In other words, you'll probably want to switch out either tessdata_best or tessdata_fast by supplying their location with the environment variable TESSDATA_PREFIX. I'll keep things simple by just cloning them both [separately] into opt for now. Again I only want the most recent commit in the history to avoid git-induced bloat.

cd ~/opt/
git clone --depth 1 [email protected]:tesseract-ocr/tessdata_fast.git
git clone --depth 1 [email protected]:tesseract-ocr/tessdata_best.git

(Go take a break as this will take a while)

After looking at the language codes (and remembering that ancient Greek, grc, was not shown, and that osd is also there for "orientation and script detection"), I deleted a lot of them (but take a look for your own needs!)

for dirname in tessdata_{best,fast}; do
  cd $dirname
  rm {[a-c]*,da?,di?,dz?,enm,ep?,es?,eu?,fa?,fi?,fr[^a],gl?,gu?,[h-k]*,lao,lav,li?,lt?,[m-n]*,o?i,[p-z]*}.traineddata
  cd ..
done

This leaves:

for dirname in tessdata_{best,fast}; do
  cd $dirname
  echo $dirname
  ls *.traineddata
  echo
  cd ..
done

⇣

tessdata_best
deu.traineddata  ell.traineddata  eng.traineddata  fra.traineddata
grc.traineddata  lat.traineddata  osd.traineddata

tessdata_fast
deu.traineddata  ell.traineddata  eng.traineddata  equ.traineddata
fra.traineddata  grc.traineddata  lat.traineddata  osd.traineddata

i.e.
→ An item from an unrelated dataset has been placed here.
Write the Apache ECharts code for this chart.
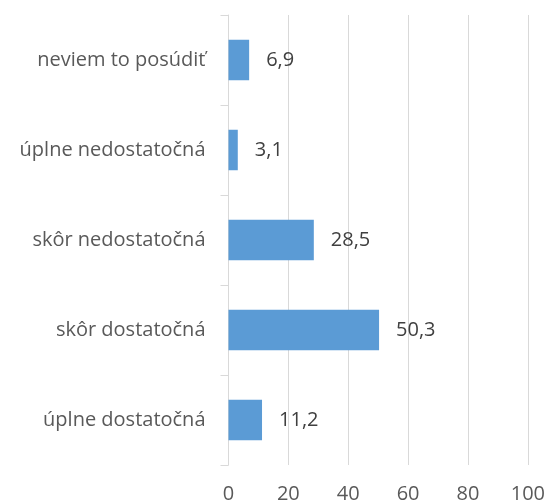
<!DOCTYPE html>
<html>
<head>
<meta charset="utf-8">
<script src="https://cdn.jsdelivr.net/npm/echarts@6/dist/echarts.min.js"></script>
<style>
html,body{margin:0;padding:0;background:#fff;}
#c{width:548px;height:504px;}
</style>
</head>
<body>
<div id="c"></div>
<script>
const categories = ["neviem to posúdiť", "úplne nedostatočná", "skôr nedostatočná", "skôr dostatočná", "úplne dostatočná"];
const values = [6.9, 3.1, 28.5, 50.3, 11.2];
const xTicks = [0, 20, 40, 60, 80, 100];

const fontFam = "'Open Sans', 'Liberation Sans', sans-serif";
const chart = echarts.init(document.getElementById('c'), null, {renderer: 'canvas'});
chart.setOption({
  animation: false,
  backgroundColor: '#ffffff',
  grid: {left: 228.5, right: 20, top: 15, bottom: 38, containLabel: false},
  xAxis: {
    type: 'value',
    min: xTicks[0],
    max: xTicks[xTicks.length - 1],
    interval: 20,
    axisLine: {show: false},
    axisTick: {show: false},
    splitLine: {show: true, lineStyle: {color: '#d9d9d9', width: 1}},
    axisLabel: {color: '#595959', fontSize: 20, fontFamily: fontFam, margin: 19}
  },
  yAxis: {
    type: 'category',
    data: categories,
    inverse: true,
    axisLine: {show: true, lineStyle: {color: '#d9d9d9', width: 1}},
    axisTick: {show: true, length: 8, lineStyle: {color: '#d9d9d9'}},
    axisLabel: {color: '#595959', fontSize: 20, fontFamily: fontFam, margin: 23}
  },
  series: [{
    type: 'bar',
    data: values,
    barCategoryGap: '55%',
    itemStyle: {color: '#5b9bd5'},
    label: {
      show: true,
      position: 'right',
      distance: 17,
      color: '#404040',
      fontSize: 20,
      fontFamily: fontFam,
      formatter: p => String(p.value).replace('.', ',')
    }
  }]
});
</script>
</body>
</html>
German, Greek (both modern and ancient), English, French, Latin, Orientation and Script Detection, and equations

Equations (equ) is only in tessdata_fast, for some reason

From browsing Q&A forums, there's a common mistake people make when trying to supply this data: they set the environment variable TESSDATA_PREFIX to be the path to the tessdata/ directory itself (be it standard, fast, or best), when as the variable name suggests [but is ambiguous], you actually want to set this variable to be the path of the parent directory of the tessdata directory, i.e. the prefix to which tessdata can be appended to get the full path to it.

Since I can't figure out how exactly I'm supposed to store these, I chose to make two new directories best and fast, both as subdirectories of tessdatas (plural!) and then I moved the tessdata_best and tessdata_fast into the corresponding subdirectories best and fast and renamed them to tessdata as this seems to be the expected directory name:

~/opt/tessdatas/best/tessdata/ (formerly tessdata_best)
~/opt/tessdatas/fast/tessdata/ (formerly tessdata_fast)

I am wanting to use the 'best' one, so I will export the environment variable TESSDATA_PREFIX in my .bashrc as:

export TESSDATA_PREFIX="$HOME/opt/tessdatas/best/"

Note that if you comment out this line, the standard quality, default (i.e. included in /usr/share) language packs will be used instead
- Unless you changed the configure line above to ./configure --prefix=/usr, this will be at /usr/local/share/tessdata
- See the post-install instructions

You can provide the path to a tesseract executable as a raw string, as the README for tesseract mentions, like this:

from pytesseract.pytesseract import tesseract_cmd
tesseract_cmd = r"/usr/local/bin/tesseract"

which is where the make install line put it by default (so I don't think this needs to be done, but FYI in case you installed it somewhere else). Check where tesseract is with which tesseract.